Les nouvelles expériences sur la variation de la masse avec sa vitesse, sur l’identité de la matière et de la force, sur le rayonnement de l’énergie par éléments de grandeurs variables dits Quanta et par conséquent sur la substitution du discontinu au continu dans les phénomènes, ont suffi à montrer la faible solidité de principes scientifiques considérés jadis comme indestructibles.
Un éminent mathématicien faisait justement remarquer à propos des idées nouvelles, qu’aujourd’hui on voit une même théorie « s’appuyer tantôt sur les principes de l’ancienne mécanique et tantôt sur les hypothèses qui en sont la négation ». Très sûre quand elle se limite au domaine des faits, la science devient plus incertaine chaque jour dans celui des interprétations.
Les concepts de la mécanique, déjà tant modifiés dans ces dernières années, devront changer encore quand sera généralisée l’idée que la matière représente simplement une forme d’énergie douée d’une provisoire fixité. La matière et la force, qui semblaient jadis constituer deux mondes séparés, apparaissent aujourd’hui comme les formes différentes d’une même chose[4].
[4] Voir l’Évolution des Forces, par Gustave Le Bon, in-18, 16e édition.
Tous les éléments de la nature semblent reliés par d’invisibles liens. Entraîné par les fils de l’attraction, l’océan oscille entre les astres et la terre. Le volume d’un corps varie constamment avec la température de son milieu. La table sur laque j’écris ces lignes est soumise aux attractions de tous les astres de l’univers et les attire à son tour. Rien ne reste isolé dans le mécanisme du monde.
Les phénomènes imprévus révélés par la découverte de la dissociation de la matière ont prouvé que nous sommes entourés de forces gigantesques à peine soupçonnées obéissant à des lois encore ignorées. La plus colossale de ces forces, l’énergie intra-atomique, était aussi inconnue il y a quelques années que le fut l’électricité pendant de longs siècles.
Les réactions chimiques, origine des forces que nous utilisons, modifient l’équilibre des molécules, mais effleurent à peine la stabilité des atomes. Le jour où la science parviendra à désagréger entièrement les atomes d’un corps, elle aura entre les mains une source colossale d’énergie qui rendra inutile l’emploi de la houille et transformera entièrement les conditions d’existence des peuples.
Sous son apparente immobilité, la matière la plus stable, un bloc de marbre par exemple, possède une vie intense et une impressionnabilité extrême facilement révélées par certains instruments tels que le bolomètre.

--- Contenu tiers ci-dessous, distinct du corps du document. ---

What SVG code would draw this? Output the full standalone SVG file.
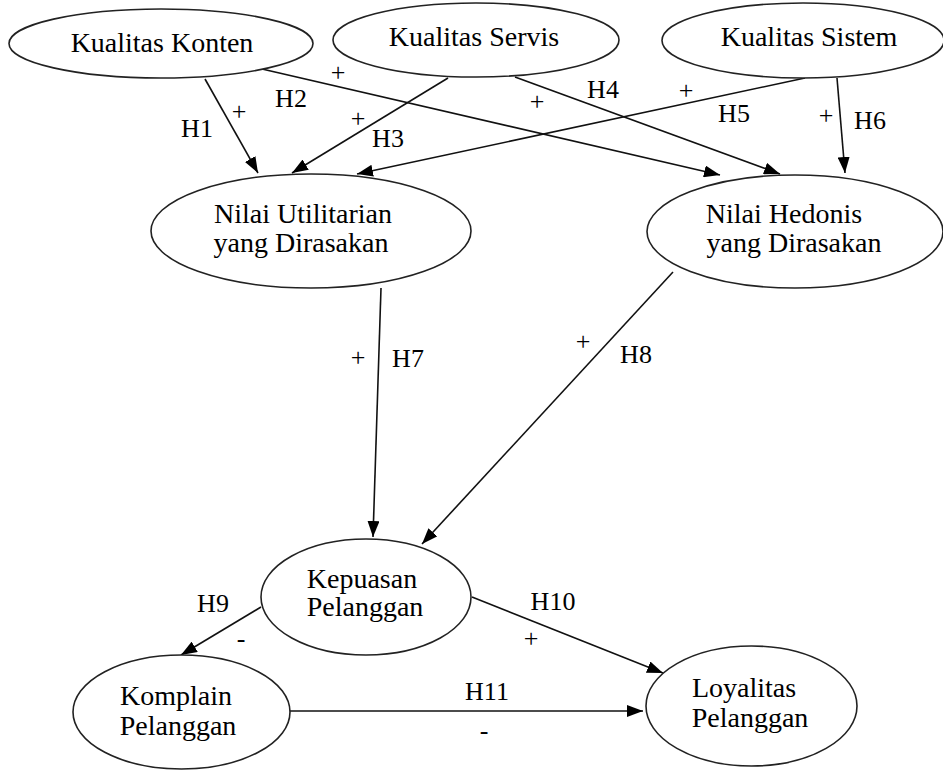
<svg xmlns="http://www.w3.org/2000/svg" width="943" height="772" viewBox="0 0 943 772" font-family="'Liberation Serif', 'DejaVu Serif', serif">
<defs>
<marker id="ah" viewBox="0 0 16 12" refX="16" refY="6" markerWidth="16" markerHeight="12" markerUnits="userSpaceOnUse" orient="auto">
<path d="M0,0 L16,6 L0,12 Z" fill="#000"/>
</marker>
</defs>
<style>
.n ellipse{fill:#fff;stroke:#222;stroke-width:1.6}
.n text{font-family:'Liberation Serif','DejaVu Serif',serif;font-size:28px;fill:#000;text-anchor:middle}
#edges line{stroke:#111;stroke-width:1.6;marker-end:url(#ah)}
.l{font-family:'Liberation Serif','DejaVu Serif',serif;font-size:26px;fill:#000;text-anchor:middle}
</style>
<rect width="943" height="772" fill="#fff"/>
<g id="edges">
<line x1="205" y1="79" x2="258" y2="173"/>
<line x1="262" y1="69" x2="720" y2="175"/>
<line x1="448" y1="78" x2="292" y2="173"/>
<line x1="515" y1="77" x2="780" y2="174"/>
<line x1="805" y1="78" x2="357" y2="174"/>
<line x1="837" y1="78" x2="845" y2="173"/>
<line x1="381" y1="288" x2="373" y2="537"/>
<line x1="673" y1="272" x2="422" y2="544"/>
<line x1="261" y1="607" x2="181" y2="655"/>
<line x1="472" y1="597" x2="663" y2="673"/>
<line x1="290" y1="711" x2="643" y2="711"/>
</g>
<g id="konten" class="n"><ellipse cx="161" cy="43.5" rx="152" ry="34.5"/><text x="162" y="52">Kualitas Konten</text></g>
<g id="servis" class="n"><ellipse cx="476" cy="40" rx="143" ry="37"/><text x="474" y="46">Kualitas Servis</text></g>
<g id="sistem" class="n"><ellipse cx="803" cy="40.5" rx="141" ry="37.5"/><text x="809" y="46">Kualitas Sistem</text></g>
<g id="utilitarian" class="n"><ellipse cx="311" cy="231" rx="160" ry="57"/><text x="303" y="223">Nilai Utilitarian</text><text x="301" y="252">yang Dirasakan</text></g>
<g id="hedonis" class="n"><ellipse cx="795" cy="231.5" rx="148" ry="56.5"/><text x="784" y="223">Nilai Hedonis</text><text x="794" y="252">yang Dirasakan</text></g>
<g id="kepuasan" class="n"><ellipse cx="366" cy="597" rx="105" ry="58"/><text x="362" y="588">Kepuasan</text><text x="365" y="616">Pelanggan</text></g>
<g id="komplain" class="n"><ellipse cx="181.5" cy="712" rx="108.5" ry="57"/><text x="176" y="705">Komplain</text><text x="178" y="735">Pelanggan</text></g>
<g id="loyalitas" class="n"><ellipse cx="751.5" cy="706" rx="105.5" ry="60"/><text x="744" y="697">Loyalitas</text><text x="750" y="727">Pelanggan</text></g>
<g id="labels">
<text class="l" x="197" y="137">H1</text>
<text class="l" x="239" y="120">+</text>
<text class="l" x="291" y="107">H2</text>
<text class="l" x="338" y="81">+</text>
<text class="l" x="358" y="127">+</text>
<text class="l" x="388" y="147">H3</text>
<text class="l" x="537" y="110">+</text>
<text class="l" x="603" y="98">H4</text>
<text class="l" x="686" y="99">+</text>
<text class="l" x="734" y="122">H5</text>
<text class="l" x="826" y="124">+</text>
<text class="l" x="870" y="129">H6</text>
<text class="l" x="358" y="366">+</text>
<text class="l" x="408" y="367">H7</text>
<text class="l" x="583" y="350">+</text>
<text class="l" x="636" y="363">H8</text>
<text class="l" x="213" y="612">H9</text>
<text class="l" x="241" y="647">-</text>
<text class="l" x="553" y="610">H10</text>
<text class="l" x="531" y="647">+</text>
<text class="l" x="487" y="700">H11</text>
<text class="l" x="484" y="739">-</text>
</g>
</svg>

La matière, considérée jadis comme un élément inerte image du repos, ne subsiste que grâce à l’immense rapidité du mouvement tourbillonnaire des atomes qui la composent. La matière c’est de la vitesse et non du repos.
La matière représente un état d’équilibre entre les forces internes dont elle est le siège et les forces externes qui l’enveloppent. La définition d’un corps reste donc inséparable de celle de son milieu. Le métal le plus dur se transforme en vapeur quand son milieu éprouve certaines variations. L’eau devient solide, liquide ou gazeuse suivant le milieu où elle est plongée.
Il est frappant de constater avec quelle difficulté la science qui observe si facilement les faits arrive à en déterminer la loi. Plus d’un demi-siècle de pénibles recherches fut nécessaire pour s’apercevoir que les lois déterminant l’apparition d’un mode quelconque d’énergie : chaleur, électricité, mouvement, etc., étaient identiques à celles qui régissent l’écoulement d’un liquide et qu’il n’y a par conséquent aucune manifestation possible d’énergie sans dénivellation de certains éléments.
Dans la nature, la petitesse apparente des éléments est parfois sans rapport avec la grandeur de leurs effets. La cellule initiale d’un éléphant ou d’un chêne est beaucoup moins grosse qu’une tête d’épingle. Un minuscule fragment de métal contient une quantité immense d’énergie intra-atomique.
Avec une force quelconque de la nature on peut obtenir toutes les autres, sauf celles qui animent les êtres. La vie seule crée la vie.